BEGIN Exercise inputs

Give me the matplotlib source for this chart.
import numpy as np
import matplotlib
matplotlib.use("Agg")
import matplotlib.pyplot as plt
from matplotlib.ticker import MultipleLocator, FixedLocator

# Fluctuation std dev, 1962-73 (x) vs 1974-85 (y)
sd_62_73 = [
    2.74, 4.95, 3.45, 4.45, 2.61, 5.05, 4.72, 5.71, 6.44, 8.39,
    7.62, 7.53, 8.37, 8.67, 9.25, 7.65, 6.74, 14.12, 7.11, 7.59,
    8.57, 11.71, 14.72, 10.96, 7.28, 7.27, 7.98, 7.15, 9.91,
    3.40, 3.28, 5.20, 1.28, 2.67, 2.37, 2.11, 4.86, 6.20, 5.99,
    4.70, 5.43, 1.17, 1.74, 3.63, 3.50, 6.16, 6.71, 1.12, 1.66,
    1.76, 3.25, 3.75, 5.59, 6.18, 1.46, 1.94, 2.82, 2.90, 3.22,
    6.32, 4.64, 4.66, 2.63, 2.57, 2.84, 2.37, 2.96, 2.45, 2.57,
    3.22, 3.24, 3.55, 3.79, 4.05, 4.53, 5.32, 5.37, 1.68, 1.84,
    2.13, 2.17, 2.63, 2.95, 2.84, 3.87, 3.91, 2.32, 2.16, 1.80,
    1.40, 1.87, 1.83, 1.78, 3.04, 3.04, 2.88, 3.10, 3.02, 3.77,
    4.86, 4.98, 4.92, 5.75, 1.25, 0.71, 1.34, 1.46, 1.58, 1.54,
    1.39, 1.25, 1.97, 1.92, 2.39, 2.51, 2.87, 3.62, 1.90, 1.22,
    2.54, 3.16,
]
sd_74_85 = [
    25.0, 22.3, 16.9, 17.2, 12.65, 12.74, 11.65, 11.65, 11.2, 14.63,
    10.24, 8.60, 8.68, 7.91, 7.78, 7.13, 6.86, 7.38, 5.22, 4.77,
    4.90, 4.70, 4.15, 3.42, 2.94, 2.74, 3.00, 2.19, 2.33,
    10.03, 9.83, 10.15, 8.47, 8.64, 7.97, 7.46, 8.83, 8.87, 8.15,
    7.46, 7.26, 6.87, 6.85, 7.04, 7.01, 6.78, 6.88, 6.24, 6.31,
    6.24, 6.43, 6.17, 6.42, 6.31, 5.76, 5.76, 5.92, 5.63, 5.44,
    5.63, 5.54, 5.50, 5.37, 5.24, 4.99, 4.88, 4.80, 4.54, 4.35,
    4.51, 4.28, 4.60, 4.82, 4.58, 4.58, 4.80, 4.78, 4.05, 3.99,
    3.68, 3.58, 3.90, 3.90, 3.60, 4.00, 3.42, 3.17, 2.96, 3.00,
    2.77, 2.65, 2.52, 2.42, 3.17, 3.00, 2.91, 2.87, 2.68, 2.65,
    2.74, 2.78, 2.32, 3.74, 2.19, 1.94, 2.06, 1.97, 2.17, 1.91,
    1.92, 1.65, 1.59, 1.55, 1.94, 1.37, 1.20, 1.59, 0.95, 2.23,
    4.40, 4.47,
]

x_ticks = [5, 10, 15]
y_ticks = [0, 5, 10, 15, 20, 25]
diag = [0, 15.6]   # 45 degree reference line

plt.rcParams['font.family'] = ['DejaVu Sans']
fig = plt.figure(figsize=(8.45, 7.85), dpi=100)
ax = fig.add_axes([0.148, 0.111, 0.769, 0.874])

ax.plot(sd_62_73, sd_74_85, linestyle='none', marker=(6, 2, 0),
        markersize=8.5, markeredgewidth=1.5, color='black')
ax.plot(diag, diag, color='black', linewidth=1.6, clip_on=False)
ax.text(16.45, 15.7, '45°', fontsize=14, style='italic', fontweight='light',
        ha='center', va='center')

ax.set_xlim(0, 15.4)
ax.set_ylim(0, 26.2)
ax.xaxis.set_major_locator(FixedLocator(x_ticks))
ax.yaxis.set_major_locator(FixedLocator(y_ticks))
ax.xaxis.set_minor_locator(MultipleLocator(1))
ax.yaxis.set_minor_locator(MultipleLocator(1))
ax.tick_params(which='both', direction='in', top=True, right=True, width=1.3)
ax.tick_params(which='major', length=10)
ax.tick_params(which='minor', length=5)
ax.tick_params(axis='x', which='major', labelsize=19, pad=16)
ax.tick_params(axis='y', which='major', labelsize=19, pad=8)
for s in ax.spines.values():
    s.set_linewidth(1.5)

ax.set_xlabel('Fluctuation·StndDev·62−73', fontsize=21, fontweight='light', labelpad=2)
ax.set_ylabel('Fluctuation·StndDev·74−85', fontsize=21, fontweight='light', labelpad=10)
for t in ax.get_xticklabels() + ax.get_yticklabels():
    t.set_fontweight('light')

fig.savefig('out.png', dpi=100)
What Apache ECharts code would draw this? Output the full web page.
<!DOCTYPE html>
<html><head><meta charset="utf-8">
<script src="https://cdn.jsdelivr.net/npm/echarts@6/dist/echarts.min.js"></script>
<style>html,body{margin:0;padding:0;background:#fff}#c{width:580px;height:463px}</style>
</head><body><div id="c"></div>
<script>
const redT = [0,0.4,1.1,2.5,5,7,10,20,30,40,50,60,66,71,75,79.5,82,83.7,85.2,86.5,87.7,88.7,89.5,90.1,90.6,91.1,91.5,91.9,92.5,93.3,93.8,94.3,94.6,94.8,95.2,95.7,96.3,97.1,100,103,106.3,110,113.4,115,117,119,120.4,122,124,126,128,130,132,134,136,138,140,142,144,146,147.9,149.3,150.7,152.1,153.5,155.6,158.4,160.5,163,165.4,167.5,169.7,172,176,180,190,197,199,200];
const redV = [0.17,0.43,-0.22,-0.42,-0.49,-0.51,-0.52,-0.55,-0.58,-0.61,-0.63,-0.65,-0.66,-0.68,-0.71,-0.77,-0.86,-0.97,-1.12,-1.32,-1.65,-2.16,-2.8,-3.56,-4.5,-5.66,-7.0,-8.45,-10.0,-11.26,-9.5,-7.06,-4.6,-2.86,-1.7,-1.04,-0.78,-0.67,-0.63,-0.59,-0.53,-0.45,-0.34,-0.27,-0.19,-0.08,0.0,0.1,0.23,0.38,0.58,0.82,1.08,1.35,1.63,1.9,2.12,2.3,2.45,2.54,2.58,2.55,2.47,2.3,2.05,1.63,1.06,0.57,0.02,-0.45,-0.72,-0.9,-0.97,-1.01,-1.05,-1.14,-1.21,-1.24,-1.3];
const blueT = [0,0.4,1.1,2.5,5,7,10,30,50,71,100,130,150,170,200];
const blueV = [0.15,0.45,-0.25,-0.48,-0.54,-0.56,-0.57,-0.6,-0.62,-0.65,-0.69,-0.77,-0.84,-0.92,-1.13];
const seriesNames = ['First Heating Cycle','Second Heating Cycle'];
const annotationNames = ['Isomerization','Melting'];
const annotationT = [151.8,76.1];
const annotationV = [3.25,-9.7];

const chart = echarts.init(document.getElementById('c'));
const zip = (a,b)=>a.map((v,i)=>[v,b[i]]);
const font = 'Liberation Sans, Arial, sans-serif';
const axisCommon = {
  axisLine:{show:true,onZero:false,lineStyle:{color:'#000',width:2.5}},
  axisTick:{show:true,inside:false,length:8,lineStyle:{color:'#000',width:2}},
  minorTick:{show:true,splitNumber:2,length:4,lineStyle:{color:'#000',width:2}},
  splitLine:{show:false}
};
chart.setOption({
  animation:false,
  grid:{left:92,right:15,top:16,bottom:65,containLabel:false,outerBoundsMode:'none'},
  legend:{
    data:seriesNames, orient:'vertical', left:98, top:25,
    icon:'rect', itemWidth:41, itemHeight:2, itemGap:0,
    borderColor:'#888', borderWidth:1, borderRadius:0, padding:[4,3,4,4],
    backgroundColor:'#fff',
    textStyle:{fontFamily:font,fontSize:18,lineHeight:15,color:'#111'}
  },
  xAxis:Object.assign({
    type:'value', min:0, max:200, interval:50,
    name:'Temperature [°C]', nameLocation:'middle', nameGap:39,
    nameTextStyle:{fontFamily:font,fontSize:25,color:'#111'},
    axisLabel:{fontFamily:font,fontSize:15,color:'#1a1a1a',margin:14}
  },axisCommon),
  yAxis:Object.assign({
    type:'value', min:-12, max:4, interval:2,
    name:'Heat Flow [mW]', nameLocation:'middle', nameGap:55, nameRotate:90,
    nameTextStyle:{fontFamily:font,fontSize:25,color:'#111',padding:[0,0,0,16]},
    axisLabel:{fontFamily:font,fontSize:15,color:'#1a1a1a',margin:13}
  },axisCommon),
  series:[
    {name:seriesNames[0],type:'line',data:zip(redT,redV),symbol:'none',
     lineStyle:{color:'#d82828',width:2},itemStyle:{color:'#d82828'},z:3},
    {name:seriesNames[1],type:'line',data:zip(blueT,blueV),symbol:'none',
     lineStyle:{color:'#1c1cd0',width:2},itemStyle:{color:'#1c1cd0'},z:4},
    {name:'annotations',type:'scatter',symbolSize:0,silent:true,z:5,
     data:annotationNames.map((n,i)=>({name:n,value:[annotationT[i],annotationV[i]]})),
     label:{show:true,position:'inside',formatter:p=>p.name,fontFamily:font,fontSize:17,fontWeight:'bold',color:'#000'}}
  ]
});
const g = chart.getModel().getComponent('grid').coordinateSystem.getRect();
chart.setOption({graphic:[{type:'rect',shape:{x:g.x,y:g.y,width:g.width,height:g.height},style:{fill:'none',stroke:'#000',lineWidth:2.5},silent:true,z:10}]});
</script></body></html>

END Exercise inputs

Your instructions: Print exactly the lines from the beginning of the entries through the line with "from matplotlib.ticker import". Output nothing more.

Solution to this exercise:
Give me the matplotlib source for this chart.
import numpy as np
import matplotlib
matplotlib.use("Agg")
import matplotlib.pyplot as plt
from matplotlib.ticker import MultipleLocator, FixedLocator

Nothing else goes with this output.